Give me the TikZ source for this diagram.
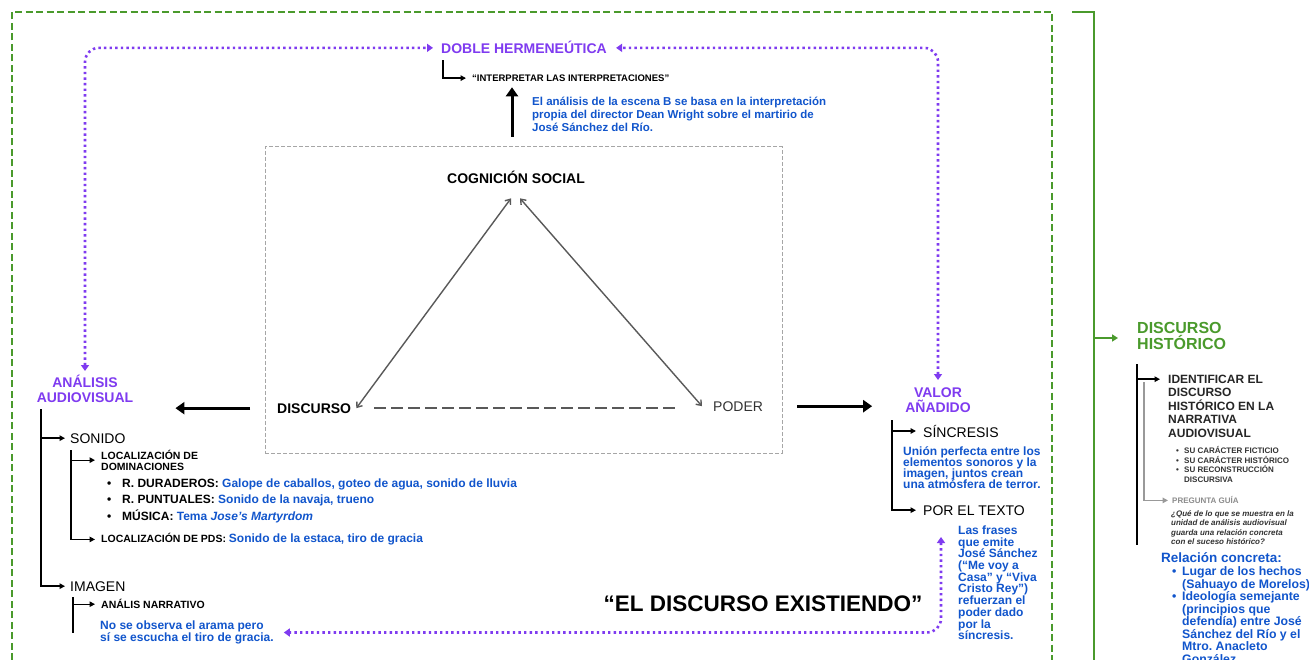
\documentclass[tikz,border=0pt]{standalone}
\usepackage{fontspec}
\setmainfont{Liberation Sans}
\usetikzlibrary{arrows.meta, positioning}
\definecolor{gblue}{HTML}{1155CC}
\definecolor{gpurple}{HTML}{7F3BF0}
\definecolor{ggreen}{HTML}{4A9A2C}
\setlength{\lineskiplimit}{-20pt}
\frenchspacing

\begin{document}
\begin{tikzpicture}[x=1pt, y=-1pt, >={Triangle[length=5.5pt,width=5.5pt]}, inner sep=0pt]
    \tikzstyle{purplehead}=[font=\fontsize{14}{14.5}\selectfont\bfseries, text=gpurple, align=center]
    \tikzstyle{branch}=[font=\fontsize{14}{14}\selectfont]
    \tikzstyle{branchbold}=[font=\fontsize{14}{14}\selectfont\bfseries]
    \tikzstyle{smallhead}=[font=\fontsize{10.5}{10.5}\selectfont\bfseries, align=left]
    \tikzstyle{bluenote}=[font=\fontsize{12}{12}\selectfont\bfseries, text=gblue, align=left]
    \tikzstyle{tinynote}=[font=\fontsize{8}{9.6}\selectfont\bfseries, text=black!80, align=left]
    \tikzstyle{treearrow}=[->, line width=1.5pt, shorten >=5pt]
    \tikzstyle{bigarrow}=[-{Triangle[length=9pt,width=12pt]}, line width=3pt]
    \tikzstyle{purplelink}=[{Triangle[length=6pt,width=8pt]}-{Triangle[length=6pt,width=8pt]}, draw=gpurple, line width=2.6pt, dash pattern=on 2.4pt off 3.2pt, rounded corners=14pt]
    \tikzstyle{triarrow}=[{Straight Barb[length=4.5pt,width=7pt]}-{Straight Barb[length=4.5pt,width=7pt]}, draw=black!65, line width=1.4pt]
    \tikzstyle{boxframe}=[draw=black!35, dash pattern=on 4pt off 2pt, line width=1pt]

    \fill[white] (0,0) rectangle (1309,660);
    \useasboundingbox (0,0) rectangle (1309,660);

    % Draw the green frames
    \draw[ggreen, line width=2.5pt, dash pattern=on 7pt off 3.5pt] (12,660) -- (12,12) -- (1052,12) -- (1052,660);
    \draw[ggreen, line width=2pt] (1072,12) -- (1094,12) -- (1094,660);

    % Draw the top of the map
    \node[purplehead, anchor=base west] (doble) at (441,54) {DOBLE HERMENEÚTICA};
    \node[font=\fontsize{9.5}{9.5}\selectfont\bfseries, anchor=base west] (interp) at (472,81.4) {“INTERPRETAR LAS INTERPRETACIONES”};
    \node[bluenote, font=\fontsize{11.5}{13}\selectfont\bfseries, anchor=north west] (escena) at (532,97)
        {El análisis de la escena B se basa en la interpretación\\propia del director Dean Wright sobre el martirio de\\José Sánchez del Río.};
    \draw[treearrow, line width=1.3pt, shorten >=6pt] ([xshift=2pt,yshift=-6pt]doble.south west) |- (interp.west);
    \coordinate (upBase) at (512,137);
    \draw[bigarrow, shorten >=5.6pt] (upBase) -- (upBase |- interp.south);

    % Draw the triangle in its dashed box
    \node[boxframe, minimum width=517pt, minimum height=306pt] (box) at (523.5,300) {};
    \node[branchbold, anchor=base] (cog) at (516,184) {COGNICIÓN SOCIAL};
    \node[branchbold, anchor=base west] (disc) at (277,413) {DISCURSO};
    \node[branch, text=black!80, anchor=base west] (poder) at (713,411) {PODER};
    \draw[triarrow] ([xshift=-5pt,yshift=-14pt]cog.south) -- ([xshift=5pt]disc.east);
    \draw[triarrow] ([xshift=4pt,yshift=-14pt]cog.south) -- ([xshift=-11pt]poder.west);
    \draw[draw=black!65, line width=1.5pt, dash pattern=on 12pt off 5pt, shorten <=23pt, shorten >=36pt] (disc.east) -- (disc.east -| poder.west);

    % Draw the two sides
    \node[purplehead, anchor=north] (analisis) at (85,375) {ANÁLISIS\\AUDIOVISUAL};
    \node[purplehead, anchor=north] (valor) at (938,388) {VALOR\\AÑADIDO};
    \draw[bigarrow, shorten <=27pt, shorten >=42pt] (disc.west) -- (disc.west -| analisis.east);
    \draw[bigarrow, shorten <=34pt, shorten >=33pt] (poder.east) -- (poder.east -| valor.west);

    % Connect the purple links
    \draw[purplelink, shorten <=4pt, shorten >=8pt] (analisis.north) |- (doble.west);
    \draw[purplelink, shorten <=8pt, shorten >=9pt] (valor.north) |- (doble.east);

    % Analisis audiovisual: sonido
    \node[branch, anchor=base west] (sonido) at (70,443) {SONIDO};
    \node[smallhead, anchor=north west] (locDom) at (101,450) {LOCALIZACIÓN DE\\DOMINACIONES};
    \foreach \y/\lab/\txt [count=\i] in {487.3/R. DURADEROS:/{Galope de caballos, goteo de agua, sonido de lluvia},
                                         503.3/R. PUNTUALES:/{Sonido de la navaja, trueno},
                                         520.3/MÚSICA:/{Tema \textit{Jose’s Martyrdom}}} {
        \node[font=\fontsize{12}{12}\selectfont\bfseries, anchor=base west] (sonDot-\i) at (107,\y) {\textbullet};
        \node[font=\fontsize{12}{12}\selectfont\bfseries, anchor=base west] (sonItem-\i) at (122,\y) {\lab{} \textcolor{gblue}{\txt}};
    }
    \node[smallhead, anchor=base west] (locPds) at (101,542.8)
        {LOCALIZACIÓN DE PDS: {\fontsize{12}{12}\selectfont\color{gblue}Sonido de la estaca, tiro de gracia}};

    % Analisis audiovisual: imagen
    \node[branch, anchor=base west] (imagen) at (70,591) {IMAGEN};
    \node[smallhead, anchor=base west] (anNarr) at (101,608.8) {ANÁLIS NARRATIVO};
    \node[bluenote, anchor=north west] (noObs) at (100,620.7) {No se observa el arama pero\\sí se escucha el tiro de gracia.};

    % Tree lines on the left
    \coordinate (aTop) at (41,409);
    \draw[treearrow] (aTop) |- (sonido.west);
    \draw[treearrow] (aTop) |- (imagen.west);
    \coordinate (sTop) at (71,450);
    \draw[treearrow, line width=1.2pt, shorten >=6pt] (sTop) |- (locDom.west);
    \draw[treearrow, line width=1.2pt, shorten >=6pt] (sTop) |- (locPds.west);
    \coordinate (iTop) at (73,597);
    \draw[treearrow, line width=1.2pt, shorten >=6pt] (iTop) |- (anNarr.west);
    \draw[line width=1.2pt] (iTop) -- (iTop |- noObs.west);

    % Valor anadido
    \node[branch, anchor=base west] (sinc) at (923,437) {SÍNCRESIS};
    \node[bluenote, font=\fontsize{12}{11}\selectfont\bfseries, anchor=north west] (sincText) at (903,446.5)
        {Unión perfecta entre los\\elementos sonoros y la\\imagen, juntos crean\\una atmósfera de terror.};
    \node[branch, anchor=base west] (porTexto) at (923,515) {POR EL TEXTO};
    \node[bluenote, font=\fontsize{12}{11.7}\selectfont\bfseries, anchor=north west] (ptText) at (958,525.5)
        {Las frases\\que emite\\José Sánchez\\(“Me voy a\\Casa” y “Viva\\Cristo Rey”)\\refuerzan el\\poder dado\\por la\\síncresis.};
    \coordinate (vTop) at (892,420);
    \draw[treearrow, shorten >=7pt] (vTop) |- (sinc.west);
    \draw[treearrow, shorten >=7pt] (vTop) |- (porTexto.west);

    % The bottom link and the central phrase
    \node[font=\fontsize{22.5}{22.5}\selectfont\bfseries, anchor=base] (existe) at (763,611) {“EL DISCURSO EXISTIENDO”};
    \coordinate (ptTip) at (941,537);
    \draw[purplelink, shorten >=10pt] (ptTip) |- (noObs.east);

    % Discurso historico column
    \node[font=\fontsize{16}{16}\selectfont\bfseries, text=ggreen, align=left, anchor=north west] (histTitle) at (1137,322.3) {DISCURSO\\HISTÓRICO};
    \coordinate (gArm) at (1094,338);
    \draw[-{Triangle[length=6pt,width=7pt]}, ggreen, line width=2pt, shorten >=19pt] (gArm) -- (gArm -| histTitle.west);

    \node[font=\fontsize{12}{13.5}\selectfont\bfseries, text=black!85, align=left, anchor=north west] (ident) at (1168,374.7)
        {IDENTIFICAR EL\\DISCURSO\\HISTÓRICO EN LA\\NARRATIVA\\AUDIOVISUAL};
    \foreach \y/\txt [count=\i] in {453.9/SU CARÁCTER FICTICIO, 463.4/SU CARÁCTER HISTÓRICO} {
        \node[tinynote, anchor=base west] (suDot-\i) at (1176,\y) {\textbullet};
        \node[tinynote, anchor=base west] (suItem-\i) at (1184,\y) {\txt};
    }
    \node[tinynote, anchor=base west] (suDot-3) at (1176,472.9) {\textbullet};
    \node[tinynote, anchor=north west] (suItem-3) at (1184,465.5) {SU RECONSTRUCCIÓN\\DISCURSIVA};

    \node[tinynote, text=black!45, anchor=base west] (pregunta) at (1172,503.9) {PREGUNTA GUÍA};
    \node[tinynote, font=\fontsize{8}{9.6}\selectfont\bfseries\itshape, anchor=north west] (question) at (1171,510)
        {¿Qué de lo que se muestra en la\\unidad de análisis audiovisual\\guarda una relación concreta\\con el suceso histórico?};

    \coordinate (rTop) at (1137,364);
    \draw[line width=2.5pt] (rTop) -- (rTop |- question.south);
    \draw[treearrow, line width=1.8pt, shorten >=8pt] (rTop) |- ([yshift=-4.5pt]ident.north west);
    \coordinate (gqTop) at (1144,382);
    \draw[->, draw=black!40, line width=1.2pt, shorten >=4pt] (gqTop) |- (pregunta.west);

    \node[bluenote, font=\fontsize{13.5}{13.5}\selectfont\bfseries, anchor=base west] (relacion) at (1161,562.9) {Relación concreta:};
    \node[bluenote, font=\fontsize{12.3}{12.5}\selectfont\bfseries, anchor=base west] (lugarDot) at (1172,575.4) {\textbullet};
    \node[bluenote, font=\fontsize{12.3}{12.5}\selectfont\bfseries, anchor=north west] (lugar) at (1182,566.4)
        {Lugar de los hechos\\(Sahuayo de Morelos)};
    \node[bluenote, font=\fontsize{12.3}{12.5}\selectfont\bfseries, anchor=base west] (ideoDot) at (1172,600.4) {\textbullet};
    \node[bluenote, font=\fontsize{12.3}{12.5}\selectfont\bfseries, anchor=north west] (ideo) at (1182,591.4)
        {Ideología semejante\\(principios que\\defendía) entre José\\Sánchez del Río y el\\Mtro. Anacleto\\González.};
\end{tikzpicture}
\end{document}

------

=== Problem statement ===
Output exactly the span of lines from the top of the listing through the line holding "(1094,12) -- (1094,660);", and leave every picture out.

=== Response below ===
Give me the TikZ source for this diagram.
\documentclass[tikz,border=0pt]{standalone}
\usepackage{fontspec}
\setmainfont{Liberation Sans}
\usetikzlibrary{arrows.meta, positioning}
\definecolor{gblue}{HTML}{1155CC}
\definecolor{gpurple}{HTML}{7F3BF0}
\definecolor{ggreen}{HTML}{4A9A2C}
\setlength{\lineskiplimit}{-20pt}
\frenchspacing

\begin{document}
\begin{tikzpicture}[x=1pt, y=-1pt, >={Triangle[length=5.5pt,width=5.5pt]}, inner sep=0pt]
    \tikzstyle{purplehead}=[font=\fontsize{14}{14.5}\selectfont\bfseries, text=gpurple, align=center]
    \tikzstyle{branch}=[font=\fontsize{14}{14}\selectfont]
    \tikzstyle{branchbold}=[font=\fontsize{14}{14}\selectfont\bfseries]
    \tikzstyle{smallhead}=[font=\fontsize{10.5}{10.5}\selectfont\bfseries, align=left]
    \tikzstyle{bluenote}=[font=\fontsize{12}{12}\selectfont\bfseries, text=gblue, align=left]
    \tikzstyle{tinynote}=[font=\fontsize{8}{9.6}\selectfont\bfseries, text=black!80, align=left]
    \tikzstyle{treearrow}=[->, line width=1.5pt, shorten >=5pt]
    \tikzstyle{bigarrow}=[-{Triangle[length=9pt,width=12pt]}, line width=3pt]
    \tikzstyle{purplelink}=[{Triangle[length=6pt,width=8pt]}-{Triangle[length=6pt,width=8pt]}, draw=gpurple, line width=2.6pt, dash pattern=on 2.4pt off 3.2pt, rounded corners=14pt]
    \tikzstyle{triarrow}=[{Straight Barb[length=4.5pt,width=7pt]}-{Straight Barb[length=4.5pt,width=7pt]}, draw=black!65, line width=1.4pt]
    \tikzstyle{boxframe}=[draw=black!35, dash pattern=on 4pt off 2pt, line width=1pt]

    \fill[white] (0,0) rectangle (1309,660);
    \useasboundingbox (0,0) rectangle (1309,660);

    % Draw the green frames
    \draw[ggreen, line width=2.5pt, dash pattern=on 7pt off 3.5pt] (12,660) -- (12,12) -- (1052,12) -- (1052,660);
    \draw[ggreen, line width=2pt] (1072,12) -- (1094,12) -- (1094,660);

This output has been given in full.